How politics are killing trade finance

28.02.2013 13:18

GlobalConection: Congress is holding up the Ex-Im Bank’s charter and its ability to finance export deals. Other nations’ export credit agencies are happy to take its place

n a hyper-charged U.S. presidential election year, all bets are off on getting any meaningful legislation through Congress. Especially critical, however, is the refusal of Congress to re-authorize spending authority to one of America’s — and the world’s — most powerful trade financing agencies, the Export-Import Bank.

President Barack Obama has repeatedly pledged to create more jobs at home while expanding foreign markets for American goods and services. It looks to the Ex-Im Bank to help do that.

The Ex-Im Bank is somewhat different from other export credit agencies (ECA) operated by virtually all the G7 group of nations, as well as China and Brazil. The specific goal of the Ex-Im Bank is to provide support financing as a lender of last resort and to create jobs in America.

According to a new report from the U.S. Government Accounting Organization, the Ex-Im Bank has specific mandates to support small businesses and environmentally beneficial exports. Other ECAs typically do not face similar mandates.

Yet politics is blocking any attempt to re-authorize the Omnibus Continuing Resolution bill that would raise Ex-Im Bank’s authorization to $135 billion from $100 billion. Without the authorization, Ex-Im Bank could essentially be out of business this spring.

“The Senate’s failure to renew the Export-Import Bank Charter, which expires in 72 days, is a setback for American workers who produce the high-quality goods and services that are in demand around the world,” stated Ex-Im Bank chairman Fred Hochberg on March 20. “Ex-Im Bank increases U.S. jobs, pays for itself and earns money for the U.S. Treasury, and as a result enjoys strong, bipartisan support,” he added.
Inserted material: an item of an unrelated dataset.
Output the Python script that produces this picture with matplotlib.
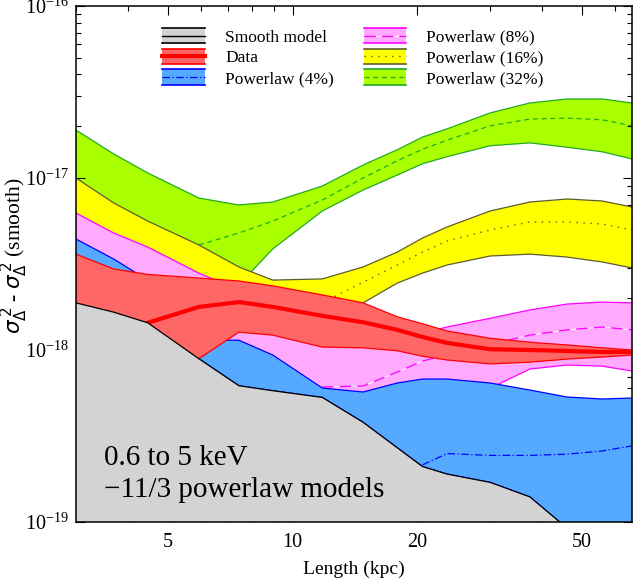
import numpy as np
import matplotlib
matplotlib.use("Agg")
import matplotlib.pyplot as plt
from matplotlib.patches import Rectangle
from matplotlib.lines import Line2D
from matplotlib.legend_handler import HandlerBase
from matplotlib.ticker import FixedLocator, NullFormatter, ScalarFormatter, LogLocator

plt.rcParams['font.family'] = ['Liberation Serif', 'DejaVu Serif']
plt.rcParams['mathtext.fontset'] = 'stix'

nan = np.nan
UNIT = 1e-18

# scale nodes (kpc)
length = [3.0, 3.7, 4.47, 5.94, 7.42, 8.96, 11.8, 14.8, 17.9, 20.6, 23.6, 30.0, 37.4, 46.0, 55.9, 66.0]

# values in units of 1e-18
smooth = [1.88, 1.66, 1.44, 0.89, 0.62, 0.58, 0.53, 0.38, 0.27, 0.21, 0.19, 0.17, 0.14, 0.092, 0.065, 0.055]

data_lo = [1.71, 1.49, 1.22, 0.89, 1.27, 1.22, 1.04, 1.03, 0.99, 0.92, 0.875, 0.83, 0.85, 0.886, 0.91, 0.935]
data_mid = [nan, nan, 1.44, 1.78, 1.90, 1.78, 1.58, 1.45, 1.31, 1.19, 1.10, 1.01, 1.00, 0.987, 0.974, 0.974]
data_hi = [3.61, 2.96, 2.75, 2.62, 2.52, 2.36, 2.09, 1.88, 1.56, 1.42, 1.29, 1.17, 1.11, 1.07, 1.03, 1.00]

pl4_lo = smooth
pl4_mid = [nan, nan, nan, nan, nan, nan, nan, nan, nan, 0.215, 0.25, 0.244, 0.244, 0.248, 0.259, 0.277]
pl4_hi = [4.42, 3.38, 2.55, 1.14, 1.14, 0.935, 0.601, 0.570, 0.643, 0.678, 0.678, 0.643, 0.585, 0.533, 0.519, 0.526]

pl8_lo = [3.81, 2.92, 1.95, 1.07, 0.875, 0.716, 0.547, 0.526, 0.585, 0.601, 0.585, 0.601, 0.775, 0.818, 0.806, 0.755]
pl8_mid = [nan, nan, nan, nan, nan, nan, 0.609, 0.618, 0.745, 0.863, 0.935, 1.08, 1.22, 1.31, 1.36, 1.31]
pl8_hi = [6.26, 4.79, 3.97, 2.80, 2.23, 1.95, 1.49, 1.22, 1.17, 1.26, 1.36, 1.53, 1.71, 1.85, 1.90, 1.88]

pl16_lo = [4.99, 3.81, 3.12, 2.23, 1.95, 1.83, 1.80, 1.88, 2.45, 2.80, 3.12, 3.52, 3.61, 3.47, 3.25, 3.00]
pl16_mid = [nan, nan, nan, nan, nan, nan, 1.88, 2.48, 3.12, 3.71, 4.30, 4.99, 5.55, 5.55, 5.40, 4.99]
pl16_hi = [10.0, 7.16, 5.62, 4.08, 3.04, 2.55, 2.59, 3.04, 3.71, 4.48, 5.19, 6.43, 7.25, 7.55, 7.35, 6.78]

pl32_lo = [8.51, 6.09, 4.66, 3.34, 2.39, 3.87, 6.43, 8.51, 10.4, 12.1, 13.3, 15.4, 16.0, 15.1, 14.2, 12.9]
pl32_mid = [nan, nan, nan, 4.08, 4.79, 5.62, 7.45, 10.0, 12.6, 14.7, 16.6, 20.1, 22.0, 22.3, 21.8, 20.1]
pl32_hi = [19.0, 13.8, 10.7, 7.65, 6.97, 7.25, 8.98, 11.9, 14.6, 17.3, 19.3, 23.9, 27.3, 28.8, 28.8, 27.3]


class Band:
    def __init__(self, face, edge, ls, lw, gap=None):
        self.face, self.edge, self.ls, self.lw, self.gap = face, edge, ls, lw, gap


class BandHandler(HandlerBase):
    def create_artists(self, legend, h, xd, yd, w, ht, fs, trans):
        x0, y0 = -xd, -yd
        rect = Rectangle((x0, y0), w, ht, facecolor=h.face, edgecolor='none', transform=trans)
        top = Line2D([x0, x0 + w], [y0 + ht] * 2, color=h.edge, lw=1.2, transform=trans)
        bot = Line2D([x0, x0 + w], [y0] * 2, color=h.edge, lw=1.2, transform=trans)
        mid = Line2D([x0, x0 + w], [y0 + ht / 2] * 2, color=h.edge, ls=h.ls, lw=h.lw,
                     gapcolor=h.gap, transform=trans)
        return [rect, top, bot, mid]


bands = [
    # lo, mid, hi, face, edge, center style, center width, gap colour, label
    (pl32_lo, pl32_mid, pl32_hi, '#aaff00', '#22aa22', (0, (4, 3)), 0.9, None, 'Powerlaw (32%)'),
    (pl16_lo, pl16_mid, pl16_hi, '#ffff00', '#5c5c2e', (0, (1, 4)), 1.0, None, 'Powerlaw (16%)'),
    (pl8_lo, pl8_mid, pl8_hi, '#ffaaff', '#ff00ff', (0, (9, 5)), 0.9, '#ffeeff', 'Powerlaw (8%)'),
    (pl4_lo, pl4_mid, pl4_hi, '#55aaff', '#0000ff', (0, (6, 2, 1, 2)), 0.9, None, 'Powerlaw (4%)'),
    (data_lo, data_mid, data_hi, '#ff6666', '#ff0000', '-', 3.0, None, 'Data'),
]

x = np.array(length)
fig = plt.figure(figsize=(6.33, 5.81), dpi=100)
ax = fig.add_axes([0.120, 0.1015, 0.8785, 0.8882])

handles = {}
for z, (lo, mid, hi, face, edge, ls, lw, gap, label) in enumerate(bands):
    lo = np.array(lo) * UNIT
    hi = np.array(hi) * UNIT
    mid = np.array(mid) * UNIT
    ax.fill_between(x, lo, hi, facecolor=face, edgecolor='none', zorder=z + 1)
    ax.plot(x, lo, color=edge, lw=0.9, zorder=z + 1)
    ax.plot(x, hi, color=edge, lw=0.9, zorder=z + 1)
    ax.plot(x, mid, color=edge, ls=ls, lw=lw, gapcolor=gap, zorder=z + 1)
    handles[label] = Band(face, edge, ls, lw, gap)

sm = np.array(smooth) * UNIT
ax.fill_between(x, 1e-21, sm, facecolor='#d3d3d3', edgecolor='none', zorder=7)
ax.plot(x, sm, color='black', lw=0.9, zorder=7)
handles['Smooth model'] = Band('#d3d3d3', 'black', '-', 1.0)

ax.set_xscale('log')
ax.set_yscale('log')
ax.set_xlim(3.0, 66.0)
ax.set_ylim(1e-19, 1e-16)

ax.xaxis.set_major_locator(FixedLocator([5, 10, 20, 50]))
ax.xaxis.set_major_formatter(ScalarFormatter())
ax.xaxis.set_minor_locator(FixedLocator([3, 4, 6, 7, 8, 9, 30, 40, 60]))
ax.xaxis.set_minor_formatter(NullFormatter())
ax.yaxis.set_major_locator(LogLocator(base=10, numticks=10))
ax.yaxis.set_minor_locator(LogLocator(base=10, subs=np.arange(2, 10), numticks=10))
ax.yaxis.set_minor_formatter(NullFormatter())

ax.tick_params(which='both', direction='in', top=True, right=True, labelsize=14.5, width=0.8)
ax.tick_params(which='major', length=6.5, pad=5)
ax.tick_params(axis='x', which='major', pad=8)
ax.tick_params(which='minor', length=3.5)
for s in ax.spines.values():
    s.set_linewidth(1.1)
    s.set_zorder(10)

ax.set_xlabel('Length (kpc)', fontsize=14, labelpad=6)
ax.set_ylabel(r'$\sigma^{\,2}_{\Delta}$ - $\sigma^{\,2}_{\Delta}$ (smooth)', fontsize=15.5,
              math_fontfamily='dejavusans')
ax.yaxis.set_label_coords(-0.083, 0.515)

ax.text(0.05, 0.1105, '0.6 to 5 keV', transform=ax.transAxes, fontsize=21, va='baseline', zorder=12)
ax.text(0.05, 0.0484, '\u221211/3 powerlaw models', transform=ax.transAxes, fontsize=21, va='baseline', zorder=12)

order = ['Smooth model', 'Data', 'Powerlaw (4%)', 'Powerlaw (8%)', 'Powerlaw (16%)', 'Powerlaw (32%)']
leg = ax.legend([handles[k] for k in order], order, handler_map={Band: BandHandler()},
                loc='upper left', bbox_to_anchor=(0.155, 0.957), ncol=2, frameon=False,
                fontsize=12.5, handlelength=2.47, handleheight=0.98, labelspacing=0.17,
                handletextpad=1.15, columnspacing=1.72, borderpad=0, borderaxespad=0)
leg.set_zorder(12)

fig.savefig('out.png', dpi=100)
Part of Ex-Im’s woes began in December, 2011, when a lawsuit promoted by Delta Airlines complained that financial support for the sale of Boeing Corp. aircraft to Air India hurts U.S. carriers, especially on a key Mumbai to New York route.

“Delta Airlines may have a legitimate grievance about lower cost Ex-Im financing for Air India, but Delta is seeking the wrong remedy,” wrote Gary Hufbauer, an international trade expert at Washington’s Peterson Institute for International Economics. “The right answer is not to block Ex-Im support for Boeing sales to Air India [because that will] throw the global market for big civil aircraft entirely to [the European Union’s] Airbus.”

If the Delta complaint were not enough, the right-wing Tea Party insists that companies such as Boeing can rely on their own credit ratings to finance major purchases.

“But those credit ratings will drop a notch or two if America’s largest exporters are forced to carry an extra $70 billion of export sales on their own balance sheets,” Hufbauer wrote in a two-part series. “In addition, plenty of small U.S. exporters can’t even go to the capital markets for export finance.”

Ex-Im Bank – like other government-supported export financing agencies – is not a minor player in the global export market. And there are strong arguments for increasing its financing commitments from $100 billion to $135 billion

“Since each extra billion dollars of exports creates 6,000 jobs, simple arithmetic suggests that, on an annual basis, the difference between an Ex-Im Bank with $100 billion of lending authority and an Ex-Im Bank with $135 billion of lending authority could amount to more than 200,000 jobs,” Hufbauer argued.

“When America is hungry for exports and jobs, why the delay?”

The Ex-Im Bank approved $32.7 billion in total authorizations such as loans or receivable guarantees in 2011 — an all-time Ex-Im Bank record. This includes more than $6 billion directly supporting small-business export sales. According to the bank, that $6 billion supported $41 billion in export sales and some 290,000 American jobs.

While Congress dawdles, Hufbauer added, other government export credit agencies are boosting their own sales outside their domestic borders. “The two new big boys are Brazil and China,” he told Business without Borders. “They have extremely aggressive programs.”

Canada, France, Germany and the United Kingdom also have large programs, but not necessarily the Ex-Im baggage of having to design programs to create jobs.

Hufbauer said that trade finance will play a crucial role in President Obama’s goal of doubling U.S. exports by 2015. “Almost 90% of exports depend on trade finance in some form — direct credit, credit insurance or loan guarantees,” he said.

There are many ways to increase the effectiveness of the Ex-Im Bank, Hufbauer said, including boosting its funding level to finance 5% of U.S. exports; bringing in more private banks to play a an active role in trade financing; and cutting Ex-Im’s 85% local content requirement to 50% to better reflect global sourcing.

It is time to break the political log-jam. “Quick action will enable the Bank to support U.S. exports during the rest of the year, not only airplanes sold to carriers in Asia, Latin America and Africa, but also a wide range of industrial products exported worldwide by large and small firms alike,” he wrote. “That’s a practical and costless way to create American jobs.”